Short task:
Reproduce exactly the lines from the one containing "Generate a Python" through the one containing "start_queue = 0.0", both included, and nothing else.

# Start of Records to use

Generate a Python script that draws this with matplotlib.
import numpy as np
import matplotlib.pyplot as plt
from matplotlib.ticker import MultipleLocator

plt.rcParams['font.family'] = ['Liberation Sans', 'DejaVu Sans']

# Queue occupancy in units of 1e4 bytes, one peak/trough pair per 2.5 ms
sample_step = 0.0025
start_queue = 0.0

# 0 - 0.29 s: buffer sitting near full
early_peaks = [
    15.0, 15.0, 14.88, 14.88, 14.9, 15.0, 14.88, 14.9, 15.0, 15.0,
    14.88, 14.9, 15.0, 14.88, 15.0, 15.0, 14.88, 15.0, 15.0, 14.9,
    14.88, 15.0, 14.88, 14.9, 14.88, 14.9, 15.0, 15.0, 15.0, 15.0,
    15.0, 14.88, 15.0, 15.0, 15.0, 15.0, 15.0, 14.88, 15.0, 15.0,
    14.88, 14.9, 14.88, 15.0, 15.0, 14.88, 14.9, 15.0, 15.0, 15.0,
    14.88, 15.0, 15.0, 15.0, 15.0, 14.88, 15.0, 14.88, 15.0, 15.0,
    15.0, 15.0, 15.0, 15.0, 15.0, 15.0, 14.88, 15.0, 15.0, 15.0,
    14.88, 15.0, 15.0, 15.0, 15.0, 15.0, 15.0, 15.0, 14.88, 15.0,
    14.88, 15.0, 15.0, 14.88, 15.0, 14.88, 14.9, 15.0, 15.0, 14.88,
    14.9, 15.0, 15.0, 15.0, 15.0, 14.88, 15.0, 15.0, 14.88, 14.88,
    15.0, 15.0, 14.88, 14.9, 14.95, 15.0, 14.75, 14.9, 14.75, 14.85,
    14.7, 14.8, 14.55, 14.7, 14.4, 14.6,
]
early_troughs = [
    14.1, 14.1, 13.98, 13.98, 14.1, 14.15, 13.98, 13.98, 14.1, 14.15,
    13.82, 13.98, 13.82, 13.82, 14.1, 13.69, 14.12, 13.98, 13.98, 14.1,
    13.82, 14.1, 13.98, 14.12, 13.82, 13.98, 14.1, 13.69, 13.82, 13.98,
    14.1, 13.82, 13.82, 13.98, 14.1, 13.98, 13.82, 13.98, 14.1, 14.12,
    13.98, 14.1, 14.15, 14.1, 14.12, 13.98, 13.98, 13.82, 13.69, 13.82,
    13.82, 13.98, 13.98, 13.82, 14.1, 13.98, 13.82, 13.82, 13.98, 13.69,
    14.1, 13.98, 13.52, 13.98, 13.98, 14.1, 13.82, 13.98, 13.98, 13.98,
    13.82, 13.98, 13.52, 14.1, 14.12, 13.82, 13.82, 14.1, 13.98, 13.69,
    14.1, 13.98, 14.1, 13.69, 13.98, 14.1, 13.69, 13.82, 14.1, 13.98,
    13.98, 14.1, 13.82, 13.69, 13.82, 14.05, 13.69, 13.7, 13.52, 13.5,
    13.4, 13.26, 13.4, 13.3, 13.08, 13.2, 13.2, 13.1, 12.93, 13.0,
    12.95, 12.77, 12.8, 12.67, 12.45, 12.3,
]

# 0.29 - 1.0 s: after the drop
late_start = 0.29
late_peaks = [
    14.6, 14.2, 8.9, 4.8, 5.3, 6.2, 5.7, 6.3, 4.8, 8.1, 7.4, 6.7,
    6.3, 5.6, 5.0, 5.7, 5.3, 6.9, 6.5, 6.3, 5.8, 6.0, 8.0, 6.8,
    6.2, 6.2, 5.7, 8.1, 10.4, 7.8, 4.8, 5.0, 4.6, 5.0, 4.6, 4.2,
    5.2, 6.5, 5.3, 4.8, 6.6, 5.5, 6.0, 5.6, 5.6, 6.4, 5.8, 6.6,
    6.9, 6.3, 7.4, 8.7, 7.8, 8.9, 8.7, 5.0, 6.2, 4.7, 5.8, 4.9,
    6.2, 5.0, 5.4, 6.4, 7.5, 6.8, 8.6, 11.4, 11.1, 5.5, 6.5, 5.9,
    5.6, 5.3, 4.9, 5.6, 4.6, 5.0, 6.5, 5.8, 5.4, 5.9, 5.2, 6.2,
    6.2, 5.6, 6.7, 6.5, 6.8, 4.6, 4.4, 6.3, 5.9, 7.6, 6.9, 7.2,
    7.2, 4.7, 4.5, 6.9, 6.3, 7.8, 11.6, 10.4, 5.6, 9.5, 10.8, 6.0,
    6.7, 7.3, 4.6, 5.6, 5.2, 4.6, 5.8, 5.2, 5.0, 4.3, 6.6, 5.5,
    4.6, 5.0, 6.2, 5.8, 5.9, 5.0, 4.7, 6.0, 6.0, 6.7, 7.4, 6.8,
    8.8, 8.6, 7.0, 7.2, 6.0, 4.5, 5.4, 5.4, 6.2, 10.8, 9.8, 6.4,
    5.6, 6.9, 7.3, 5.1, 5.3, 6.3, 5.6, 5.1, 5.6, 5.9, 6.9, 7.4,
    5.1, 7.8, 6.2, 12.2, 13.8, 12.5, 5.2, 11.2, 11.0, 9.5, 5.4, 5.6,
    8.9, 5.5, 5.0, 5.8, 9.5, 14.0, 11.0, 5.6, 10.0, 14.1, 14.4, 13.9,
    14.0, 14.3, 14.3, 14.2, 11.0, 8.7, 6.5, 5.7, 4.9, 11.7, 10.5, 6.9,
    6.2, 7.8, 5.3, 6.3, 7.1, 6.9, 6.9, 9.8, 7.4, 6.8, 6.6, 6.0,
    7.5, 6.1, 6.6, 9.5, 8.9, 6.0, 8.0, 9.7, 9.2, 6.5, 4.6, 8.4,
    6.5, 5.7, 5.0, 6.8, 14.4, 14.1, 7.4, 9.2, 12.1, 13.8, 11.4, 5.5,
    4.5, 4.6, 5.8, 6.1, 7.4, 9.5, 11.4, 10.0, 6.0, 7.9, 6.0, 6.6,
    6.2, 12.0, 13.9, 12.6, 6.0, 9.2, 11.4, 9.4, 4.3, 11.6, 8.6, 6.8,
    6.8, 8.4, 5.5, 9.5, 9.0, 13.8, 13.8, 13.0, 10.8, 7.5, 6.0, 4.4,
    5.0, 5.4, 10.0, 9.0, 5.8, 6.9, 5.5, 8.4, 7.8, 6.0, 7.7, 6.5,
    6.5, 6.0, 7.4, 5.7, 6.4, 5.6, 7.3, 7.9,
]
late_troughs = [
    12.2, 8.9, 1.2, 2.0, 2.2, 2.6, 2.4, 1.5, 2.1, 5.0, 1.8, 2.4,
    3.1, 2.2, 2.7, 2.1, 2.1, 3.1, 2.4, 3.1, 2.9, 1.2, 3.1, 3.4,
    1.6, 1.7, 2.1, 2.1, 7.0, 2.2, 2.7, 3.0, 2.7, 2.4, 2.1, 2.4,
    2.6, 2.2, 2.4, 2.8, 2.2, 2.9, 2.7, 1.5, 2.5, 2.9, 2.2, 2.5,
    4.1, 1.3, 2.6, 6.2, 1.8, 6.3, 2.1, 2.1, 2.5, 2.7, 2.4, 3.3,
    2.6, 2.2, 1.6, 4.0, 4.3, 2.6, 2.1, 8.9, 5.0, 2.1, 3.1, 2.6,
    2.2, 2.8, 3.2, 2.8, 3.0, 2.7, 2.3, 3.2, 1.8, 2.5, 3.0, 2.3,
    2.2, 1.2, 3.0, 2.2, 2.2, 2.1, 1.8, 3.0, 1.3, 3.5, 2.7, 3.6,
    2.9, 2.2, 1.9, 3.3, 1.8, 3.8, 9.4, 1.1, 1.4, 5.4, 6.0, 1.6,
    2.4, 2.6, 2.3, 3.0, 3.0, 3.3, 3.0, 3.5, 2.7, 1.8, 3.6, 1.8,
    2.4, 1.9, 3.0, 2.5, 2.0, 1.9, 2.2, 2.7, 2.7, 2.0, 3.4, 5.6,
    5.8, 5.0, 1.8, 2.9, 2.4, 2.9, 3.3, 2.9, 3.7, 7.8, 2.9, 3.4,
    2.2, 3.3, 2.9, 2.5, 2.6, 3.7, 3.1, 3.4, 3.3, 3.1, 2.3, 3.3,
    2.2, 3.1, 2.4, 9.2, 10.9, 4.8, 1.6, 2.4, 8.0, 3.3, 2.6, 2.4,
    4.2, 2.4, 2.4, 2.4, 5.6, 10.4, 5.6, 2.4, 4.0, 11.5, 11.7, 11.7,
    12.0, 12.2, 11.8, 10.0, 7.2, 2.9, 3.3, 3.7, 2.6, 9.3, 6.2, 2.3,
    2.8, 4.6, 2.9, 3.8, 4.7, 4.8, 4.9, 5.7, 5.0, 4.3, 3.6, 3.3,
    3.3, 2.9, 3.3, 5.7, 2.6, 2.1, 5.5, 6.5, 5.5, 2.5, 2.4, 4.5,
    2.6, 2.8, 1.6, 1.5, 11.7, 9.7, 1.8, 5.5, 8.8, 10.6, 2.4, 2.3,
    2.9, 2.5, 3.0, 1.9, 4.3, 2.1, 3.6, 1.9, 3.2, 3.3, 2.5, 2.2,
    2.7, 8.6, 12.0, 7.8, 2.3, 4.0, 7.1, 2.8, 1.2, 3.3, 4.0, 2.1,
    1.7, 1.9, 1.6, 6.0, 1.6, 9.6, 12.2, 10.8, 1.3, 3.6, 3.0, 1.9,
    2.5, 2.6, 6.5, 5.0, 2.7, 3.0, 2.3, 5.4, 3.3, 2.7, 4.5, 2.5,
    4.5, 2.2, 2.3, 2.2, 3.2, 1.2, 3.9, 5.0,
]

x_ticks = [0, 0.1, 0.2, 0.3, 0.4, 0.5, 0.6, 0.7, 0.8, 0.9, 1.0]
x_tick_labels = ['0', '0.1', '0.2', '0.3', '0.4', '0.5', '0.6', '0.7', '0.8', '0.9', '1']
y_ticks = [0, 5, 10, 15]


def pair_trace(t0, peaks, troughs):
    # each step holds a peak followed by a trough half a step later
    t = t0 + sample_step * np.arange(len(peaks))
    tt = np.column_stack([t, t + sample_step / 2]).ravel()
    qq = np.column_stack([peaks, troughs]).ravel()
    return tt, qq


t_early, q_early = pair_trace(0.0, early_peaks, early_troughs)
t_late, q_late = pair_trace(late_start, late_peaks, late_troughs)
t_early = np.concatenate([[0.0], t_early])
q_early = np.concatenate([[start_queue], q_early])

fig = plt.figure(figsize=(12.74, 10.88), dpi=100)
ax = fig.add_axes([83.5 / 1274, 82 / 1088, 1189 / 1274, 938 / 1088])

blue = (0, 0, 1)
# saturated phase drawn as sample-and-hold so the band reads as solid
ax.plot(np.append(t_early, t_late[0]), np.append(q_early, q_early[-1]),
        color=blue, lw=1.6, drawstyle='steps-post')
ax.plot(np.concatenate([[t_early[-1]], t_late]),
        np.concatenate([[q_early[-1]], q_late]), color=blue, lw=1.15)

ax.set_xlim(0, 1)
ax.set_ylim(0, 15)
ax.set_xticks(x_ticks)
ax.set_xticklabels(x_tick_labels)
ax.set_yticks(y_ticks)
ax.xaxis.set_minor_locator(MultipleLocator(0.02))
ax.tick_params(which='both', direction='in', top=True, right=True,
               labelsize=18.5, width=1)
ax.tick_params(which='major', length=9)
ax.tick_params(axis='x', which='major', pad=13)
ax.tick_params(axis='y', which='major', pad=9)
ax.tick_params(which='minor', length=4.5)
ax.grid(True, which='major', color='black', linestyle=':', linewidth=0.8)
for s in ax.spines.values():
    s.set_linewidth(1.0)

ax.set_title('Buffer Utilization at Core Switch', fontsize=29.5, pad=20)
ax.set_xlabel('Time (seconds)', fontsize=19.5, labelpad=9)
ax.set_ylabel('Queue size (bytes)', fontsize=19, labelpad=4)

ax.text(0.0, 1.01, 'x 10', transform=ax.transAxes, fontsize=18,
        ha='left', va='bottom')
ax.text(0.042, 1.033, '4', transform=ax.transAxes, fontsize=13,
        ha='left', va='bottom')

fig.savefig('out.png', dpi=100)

# End of Records to use
# Start of Records to use

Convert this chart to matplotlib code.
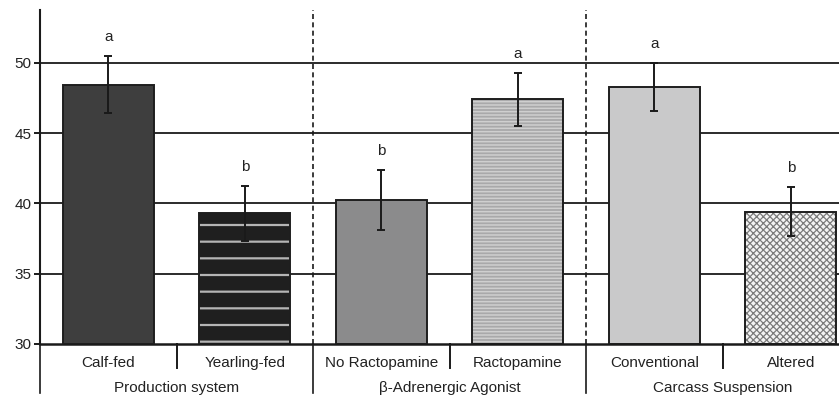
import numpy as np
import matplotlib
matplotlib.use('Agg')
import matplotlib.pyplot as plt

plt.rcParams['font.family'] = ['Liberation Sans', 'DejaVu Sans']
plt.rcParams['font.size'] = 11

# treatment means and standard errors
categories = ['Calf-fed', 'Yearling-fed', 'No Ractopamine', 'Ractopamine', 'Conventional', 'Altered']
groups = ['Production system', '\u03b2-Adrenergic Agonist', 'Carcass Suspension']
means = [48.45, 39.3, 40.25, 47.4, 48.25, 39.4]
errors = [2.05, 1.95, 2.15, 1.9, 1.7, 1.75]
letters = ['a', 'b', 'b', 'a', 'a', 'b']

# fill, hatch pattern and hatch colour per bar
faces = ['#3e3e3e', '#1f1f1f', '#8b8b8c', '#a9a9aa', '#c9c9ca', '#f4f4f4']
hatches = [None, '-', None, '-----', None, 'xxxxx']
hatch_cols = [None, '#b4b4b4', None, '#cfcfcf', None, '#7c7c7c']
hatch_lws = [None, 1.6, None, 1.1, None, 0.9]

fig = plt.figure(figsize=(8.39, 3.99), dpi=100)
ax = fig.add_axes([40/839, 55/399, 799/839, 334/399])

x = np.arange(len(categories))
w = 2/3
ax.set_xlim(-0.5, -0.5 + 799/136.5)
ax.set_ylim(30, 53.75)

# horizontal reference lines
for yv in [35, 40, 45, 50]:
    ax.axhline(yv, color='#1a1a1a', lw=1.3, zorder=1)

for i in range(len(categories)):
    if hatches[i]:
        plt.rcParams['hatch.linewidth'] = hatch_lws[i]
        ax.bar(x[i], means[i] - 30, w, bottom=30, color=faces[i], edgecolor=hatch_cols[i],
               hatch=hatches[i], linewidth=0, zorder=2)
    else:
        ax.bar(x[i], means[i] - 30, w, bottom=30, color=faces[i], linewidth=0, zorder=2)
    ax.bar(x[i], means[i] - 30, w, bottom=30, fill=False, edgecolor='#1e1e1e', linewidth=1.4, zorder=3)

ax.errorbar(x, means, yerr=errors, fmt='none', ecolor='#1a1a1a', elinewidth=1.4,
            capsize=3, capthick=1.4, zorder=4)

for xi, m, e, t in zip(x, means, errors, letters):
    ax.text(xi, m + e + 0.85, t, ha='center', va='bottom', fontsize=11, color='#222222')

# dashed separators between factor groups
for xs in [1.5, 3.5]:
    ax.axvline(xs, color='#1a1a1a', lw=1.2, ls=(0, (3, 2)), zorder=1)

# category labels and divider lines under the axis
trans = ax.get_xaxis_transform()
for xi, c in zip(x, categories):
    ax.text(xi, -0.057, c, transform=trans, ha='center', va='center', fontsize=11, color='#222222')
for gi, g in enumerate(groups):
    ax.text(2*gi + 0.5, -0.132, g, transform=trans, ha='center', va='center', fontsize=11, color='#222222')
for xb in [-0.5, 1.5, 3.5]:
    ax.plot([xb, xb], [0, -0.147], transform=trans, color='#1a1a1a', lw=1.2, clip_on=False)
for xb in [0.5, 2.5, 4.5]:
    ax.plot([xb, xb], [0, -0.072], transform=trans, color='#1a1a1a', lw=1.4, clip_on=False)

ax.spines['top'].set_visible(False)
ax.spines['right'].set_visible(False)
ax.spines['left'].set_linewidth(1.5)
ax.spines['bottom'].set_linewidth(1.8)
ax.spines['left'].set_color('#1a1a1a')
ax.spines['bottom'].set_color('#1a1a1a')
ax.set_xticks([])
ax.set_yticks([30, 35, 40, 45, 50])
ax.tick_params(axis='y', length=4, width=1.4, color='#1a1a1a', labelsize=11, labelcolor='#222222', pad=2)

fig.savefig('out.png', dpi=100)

# End of Records to use
# Start of Records to use

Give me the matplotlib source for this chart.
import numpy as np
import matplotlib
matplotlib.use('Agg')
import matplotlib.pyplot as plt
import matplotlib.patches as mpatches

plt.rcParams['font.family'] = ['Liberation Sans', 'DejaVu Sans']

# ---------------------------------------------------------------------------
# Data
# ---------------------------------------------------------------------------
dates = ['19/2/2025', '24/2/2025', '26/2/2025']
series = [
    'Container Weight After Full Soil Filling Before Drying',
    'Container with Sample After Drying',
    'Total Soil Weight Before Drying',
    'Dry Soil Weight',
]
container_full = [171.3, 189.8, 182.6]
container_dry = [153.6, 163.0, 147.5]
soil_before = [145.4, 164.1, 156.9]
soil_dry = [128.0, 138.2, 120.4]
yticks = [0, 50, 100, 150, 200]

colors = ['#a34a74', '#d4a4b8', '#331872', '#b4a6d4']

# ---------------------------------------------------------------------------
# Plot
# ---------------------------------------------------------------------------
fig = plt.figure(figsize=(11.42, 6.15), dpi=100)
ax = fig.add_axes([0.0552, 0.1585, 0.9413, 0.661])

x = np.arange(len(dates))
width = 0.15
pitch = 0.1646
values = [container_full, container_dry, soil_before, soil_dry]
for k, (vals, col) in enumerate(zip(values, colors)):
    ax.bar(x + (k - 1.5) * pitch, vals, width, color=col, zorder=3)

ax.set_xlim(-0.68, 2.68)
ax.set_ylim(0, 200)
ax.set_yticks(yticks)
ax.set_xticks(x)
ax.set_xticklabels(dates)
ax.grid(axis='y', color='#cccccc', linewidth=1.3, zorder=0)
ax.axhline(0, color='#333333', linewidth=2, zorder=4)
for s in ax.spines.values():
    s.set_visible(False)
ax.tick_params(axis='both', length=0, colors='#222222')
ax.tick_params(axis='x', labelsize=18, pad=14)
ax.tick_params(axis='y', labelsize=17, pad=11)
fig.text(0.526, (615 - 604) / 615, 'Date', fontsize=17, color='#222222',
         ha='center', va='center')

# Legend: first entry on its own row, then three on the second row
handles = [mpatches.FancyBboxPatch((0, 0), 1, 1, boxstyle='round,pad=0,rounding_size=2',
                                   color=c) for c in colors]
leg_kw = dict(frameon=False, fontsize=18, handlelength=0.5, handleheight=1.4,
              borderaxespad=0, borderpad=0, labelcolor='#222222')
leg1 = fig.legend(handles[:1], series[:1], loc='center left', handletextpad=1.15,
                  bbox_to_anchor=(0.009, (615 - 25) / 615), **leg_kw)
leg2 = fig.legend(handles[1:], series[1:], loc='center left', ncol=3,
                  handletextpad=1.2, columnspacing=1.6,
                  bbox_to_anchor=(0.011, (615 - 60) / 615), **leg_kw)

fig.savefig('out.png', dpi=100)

# End of Records to use

Correct response:
Generate a Python script that draws this with matplotlib.
import numpy as np
import matplotlib.pyplot as plt
from matplotlib.ticker import MultipleLocator

plt.rcParams['font.family'] = ['Liberation Sans', 'DejaVu Sans']

# Queue occupancy in units of 1e4 bytes, one peak/trough pair per 2.5 ms
sample_step = 0.0025
start_queue = 0.0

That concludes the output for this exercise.